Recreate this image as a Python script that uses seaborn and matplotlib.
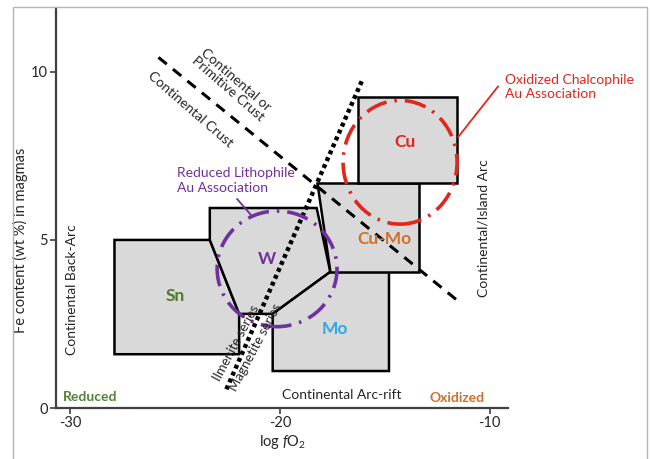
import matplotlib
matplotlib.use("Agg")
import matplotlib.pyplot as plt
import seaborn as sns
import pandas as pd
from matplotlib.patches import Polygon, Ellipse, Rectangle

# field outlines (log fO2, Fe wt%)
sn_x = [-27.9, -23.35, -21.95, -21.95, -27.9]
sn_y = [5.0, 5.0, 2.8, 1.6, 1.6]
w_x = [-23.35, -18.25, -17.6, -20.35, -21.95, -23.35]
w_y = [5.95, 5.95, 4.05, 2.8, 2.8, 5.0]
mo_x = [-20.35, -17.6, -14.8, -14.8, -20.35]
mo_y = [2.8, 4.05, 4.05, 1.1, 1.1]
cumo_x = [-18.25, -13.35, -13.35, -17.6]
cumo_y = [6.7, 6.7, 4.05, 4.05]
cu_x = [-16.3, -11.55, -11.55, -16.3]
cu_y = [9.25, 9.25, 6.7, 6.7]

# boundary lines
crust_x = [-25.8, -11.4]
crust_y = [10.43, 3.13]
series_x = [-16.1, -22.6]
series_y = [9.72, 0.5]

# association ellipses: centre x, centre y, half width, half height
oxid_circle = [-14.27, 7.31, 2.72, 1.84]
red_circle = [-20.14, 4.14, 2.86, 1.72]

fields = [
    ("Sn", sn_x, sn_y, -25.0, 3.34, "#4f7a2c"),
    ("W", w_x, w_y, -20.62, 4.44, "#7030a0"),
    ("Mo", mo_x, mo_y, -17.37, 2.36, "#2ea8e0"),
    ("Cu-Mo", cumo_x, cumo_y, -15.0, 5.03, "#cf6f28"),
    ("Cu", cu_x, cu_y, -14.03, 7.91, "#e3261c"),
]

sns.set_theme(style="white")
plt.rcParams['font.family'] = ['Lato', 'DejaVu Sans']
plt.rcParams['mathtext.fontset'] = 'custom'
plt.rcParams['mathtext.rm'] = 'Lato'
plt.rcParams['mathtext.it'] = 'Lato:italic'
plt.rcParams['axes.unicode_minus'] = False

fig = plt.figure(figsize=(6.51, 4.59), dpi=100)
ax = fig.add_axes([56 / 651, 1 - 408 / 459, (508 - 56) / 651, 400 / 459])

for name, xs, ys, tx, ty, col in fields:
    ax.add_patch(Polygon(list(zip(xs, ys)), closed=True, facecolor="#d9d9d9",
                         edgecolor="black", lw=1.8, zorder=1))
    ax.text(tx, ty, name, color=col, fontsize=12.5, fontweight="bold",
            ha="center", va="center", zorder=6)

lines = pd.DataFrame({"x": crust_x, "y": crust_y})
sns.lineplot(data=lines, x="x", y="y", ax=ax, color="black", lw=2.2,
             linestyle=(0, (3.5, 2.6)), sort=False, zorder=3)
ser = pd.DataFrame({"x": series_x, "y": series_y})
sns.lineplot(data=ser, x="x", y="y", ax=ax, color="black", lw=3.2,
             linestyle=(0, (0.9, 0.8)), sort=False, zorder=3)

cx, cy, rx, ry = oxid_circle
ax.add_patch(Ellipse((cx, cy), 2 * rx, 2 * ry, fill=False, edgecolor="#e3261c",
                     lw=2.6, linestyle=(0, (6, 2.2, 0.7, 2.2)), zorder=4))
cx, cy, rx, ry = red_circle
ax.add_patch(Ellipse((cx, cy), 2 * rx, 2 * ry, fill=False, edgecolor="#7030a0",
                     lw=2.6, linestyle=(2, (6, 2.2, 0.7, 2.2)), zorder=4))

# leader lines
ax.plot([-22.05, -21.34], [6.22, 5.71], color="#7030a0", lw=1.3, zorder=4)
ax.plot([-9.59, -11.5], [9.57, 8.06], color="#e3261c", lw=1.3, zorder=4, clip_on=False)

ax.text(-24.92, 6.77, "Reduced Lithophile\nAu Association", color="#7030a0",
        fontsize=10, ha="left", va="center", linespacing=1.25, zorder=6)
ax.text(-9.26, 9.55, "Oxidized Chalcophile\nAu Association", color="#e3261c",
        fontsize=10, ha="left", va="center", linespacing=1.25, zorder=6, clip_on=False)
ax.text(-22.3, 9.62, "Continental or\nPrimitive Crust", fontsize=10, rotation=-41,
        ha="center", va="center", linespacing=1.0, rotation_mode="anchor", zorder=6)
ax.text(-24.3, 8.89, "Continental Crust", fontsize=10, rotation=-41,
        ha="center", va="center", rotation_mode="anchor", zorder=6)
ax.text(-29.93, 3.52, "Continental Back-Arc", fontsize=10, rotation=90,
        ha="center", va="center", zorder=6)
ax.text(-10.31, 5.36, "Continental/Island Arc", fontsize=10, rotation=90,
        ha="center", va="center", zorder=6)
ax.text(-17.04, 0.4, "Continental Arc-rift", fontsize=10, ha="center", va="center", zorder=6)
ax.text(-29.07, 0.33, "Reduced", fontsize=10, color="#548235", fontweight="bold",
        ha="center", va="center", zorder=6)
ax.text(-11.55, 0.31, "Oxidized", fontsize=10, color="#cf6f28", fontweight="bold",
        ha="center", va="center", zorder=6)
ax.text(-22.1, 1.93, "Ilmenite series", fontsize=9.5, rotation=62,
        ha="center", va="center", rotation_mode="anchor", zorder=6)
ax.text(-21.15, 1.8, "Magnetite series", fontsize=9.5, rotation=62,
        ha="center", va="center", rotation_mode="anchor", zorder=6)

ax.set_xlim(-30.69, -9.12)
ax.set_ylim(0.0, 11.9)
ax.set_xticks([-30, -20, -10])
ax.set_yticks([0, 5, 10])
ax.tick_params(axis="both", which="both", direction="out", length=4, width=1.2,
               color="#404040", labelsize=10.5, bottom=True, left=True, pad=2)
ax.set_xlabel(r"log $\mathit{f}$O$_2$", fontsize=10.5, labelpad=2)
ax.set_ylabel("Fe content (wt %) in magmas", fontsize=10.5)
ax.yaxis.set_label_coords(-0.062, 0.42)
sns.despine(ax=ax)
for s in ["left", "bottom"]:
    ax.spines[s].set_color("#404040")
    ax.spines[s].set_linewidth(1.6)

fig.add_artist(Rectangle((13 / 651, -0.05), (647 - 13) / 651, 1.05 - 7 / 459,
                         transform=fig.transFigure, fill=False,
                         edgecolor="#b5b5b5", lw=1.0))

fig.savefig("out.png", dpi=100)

__________

_Task prompt_
Without the pictures, output the full listing exactly as it stands.

_Response_
Recreate this image as a Python script that uses seaborn and matplotlib.
import matplotlib
matplotlib.use("Agg")
import matplotlib.pyplot as plt
import seaborn as sns
import pandas as pd
from matplotlib.patches import Polygon, Ellipse, Rectangle

# field outlines (log fO2, Fe wt%)
sn_x = [-27.9, -23.35, -21.95, -21.95, -27.9]
sn_y = [5.0, 5.0, 2.8, 1.6, 1.6]
w_x = [-23.35, -18.25, -17.6, -20.35, -21.95, -23.35]
w_y = [5.95, 5.95, 4.05, 2.8, 2.8, 5.0]
mo_x = [-20.35, -17.6, -14.8, -14.8, -20.35]
mo_y = [2.8, 4.05, 4.05, 1.1, 1.1]
cumo_x = [-18.25, -13.35, -13.35, -17.6]
cumo_y = [6.7, 6.7, 4.05, 4.05]
cu_x = [-16.3, -11.55, -11.55, -16.3]
cu_y = [9.25, 9.25, 6.7, 6.7]

# boundary lines
crust_x = [-25.8, -11.4]
crust_y = [10.43, 3.13]
series_x = [-16.1, -22.6]
series_y = [9.72, 0.5]

# association ellipses: centre x, centre y, half width, half height
oxid_circle = [-14.27, 7.31, 2.72, 1.84]
red_circle = [-20.14, 4.14, 2.86, 1.72]

fields = [
    ("Sn", sn_x, sn_y, -25.0, 3.34, "#4f7a2c"),
    ("W", w_x, w_y, -20.62, 4.44, "#7030a0"),
    ("Mo", mo_x, mo_y, -17.37, 2.36, "#2ea8e0"),
    ("Cu-Mo", cumo_x, cumo_y, -15.0, 5.03, "#cf6f28"),
    ("Cu", cu_x, cu_y, -14.03, 7.91, "#e3261c"),
]

sns.set_theme(style="white")
plt.rcParams['font.family'] = ['Lato', 'DejaVu Sans']
plt.rcParams['mathtext.fontset'] = 'custom'
plt.rcParams['mathtext.rm'] = 'Lato'
plt.rcParams['mathtext.it'] = 'Lato:italic'
plt.rcParams['axes.unicode_minus'] = False

fig = plt.figure(figsize=(6.51, 4.59), dpi=100)
ax = fig.add_axes([56 / 651, 1 - 408 / 459, (508 - 56) / 651, 400 / 459])

for name, xs, ys, tx, ty, col in fields:
    ax.add_patch(Polygon(list(zip(xs, ys)), closed=True, facecolor="#d9d9d9",
                         edgecolor="black", lw=1.8, zorder=1))
    ax.text(tx, ty, name, color=col, fontsize=12.5, fontweight="bold",
            ha="center", va="center", zorder=6)

lines = pd.DataFrame({"x": crust_x, "y": crust_y})
sns.lineplot(data=lines, x="x", y="y", ax=ax, color="black", lw=2.2,
             linestyle=(0, (3.5, 2.6)), sort=False, zorder=3)
ser = pd.DataFrame({"x": series_x, "y": series_y})
sns.lineplot(data=ser, x="x", y="y", ax=ax, color="black", lw=3.2,
             linestyle=(0, (0.9, 0.8)), sort=False, zorder=3)

cx, cy, rx, ry = oxid_circle
ax.add_patch(Ellipse((cx, cy), 2 * rx, 2 * ry, fill=False, edgecolor="#e3261c",
                     lw=2.6, linestyle=(0, (6, 2.2, 0.7, 2.2)), zorder=4))
cx, cy, rx, ry = red_circle
ax.add_patch(Ellipse((cx, cy), 2 * rx, 2 * ry, fill=False, edgecolor="#7030a0",
                     lw=2.6, linestyle=(2, (6, 2.2, 0.7, 2.2)), zorder=4))

# leader lines
ax.plot([-22.05, -21.34], [6.22, 5.71], color="#7030a0", lw=1.3, zorder=4)
ax.plot([-9.59, -11.5], [9.57, 8.06], color="#e3261c", lw=1.3, zorder=4, clip_on=False)

ax.text(-24.92, 6.77, "Reduced Lithophile\nAu Association", color="#7030a0",
        fontsize=10, ha="left", va="center", linespacing=1.25, zorder=6)
ax.text(-9.26, 9.55, "Oxidized Chalcophile\nAu Association", color="#e3261c",
        fontsize=10, ha="left", va="center", linespacing=1.25, zorder=6, clip_on=False)
ax.text(-22.3, 9.62, "Continental or\nPrimitive Crust", fontsize=10, rotation=-41,
        ha="center", va="center", linespacing=1.0, rotation_mode="anchor", zorder=6)
ax.text(-24.3, 8.89, "Continental Crust", fontsize=10, rotation=-41,
        ha="center", va="center", rotation_mode="anchor", zorder=6)
ax.text(-29.93, 3.52, "Continental Back-Arc", fontsize=10, rotation=90,
        ha="center", va="center", zorder=6)
ax.text(-10.31, 5.36, "Continental/Island Arc", fontsize=10, rotation=90,
        ha="center", va="center", zorder=6)
ax.text(-17.04, 0.4, "Continental Arc-rift", fontsize=10, ha="center", va="center", zorder=6)
ax.text(-29.07, 0.33, "Reduced", fontsize=10, color="#548235", fontweight="bold",
        ha="center", va="center", zorder=6)
ax.text(-11.55, 0.31, "Oxidized", fontsize=10, color="#cf6f28", fontweight="bold",
        ha="center", va="center", zorder=6)
ax.text(-22.1, 1.93, "Ilmenite series", fontsize=9.5, rotation=62,
        ha="center", va="center", rotation_mode="anchor", zorder=6)
ax.text(-21.15, 1.8, "Magnetite series", fontsize=9.5, rotation=62,
        ha="center", va="center", rotation_mode="anchor", zorder=6)

ax.set_xlim(-30.69, -9.12)
ax.set_ylim(0.0, 11.9)
ax.set_xticks([-30, -20, -10])
ax.set_yticks([0, 5, 10])
ax.tick_params(axis="both", which="both", direction="out", length=4, width=1.2,
               color="#404040", labelsize=10.5, bottom=True, left=True, pad=2)
ax.set_xlabel(r"log $\mathit{f}$O$_2$", fontsize=10.5, labelpad=2)
ax.set_ylabel("Fe content (wt %) in magmas", fontsize=10.5)
ax.yaxis.set_label_coords(-0.062, 0.42)
sns.despine(ax=ax)
for s in ["left", "bottom"]:
    ax.spines[s].set_color("#404040")
    ax.spines[s].set_linewidth(1.6)

fig.add_artist(Rectangle((13 / 651, -0.05), (647 - 13) / 651, 1.05 - 7 / 459,
                         transform=fig.transFigure, fill=False,
                         edgecolor="#b5b5b5", lw=1.0))

fig.savefig("out.png", dpi=100)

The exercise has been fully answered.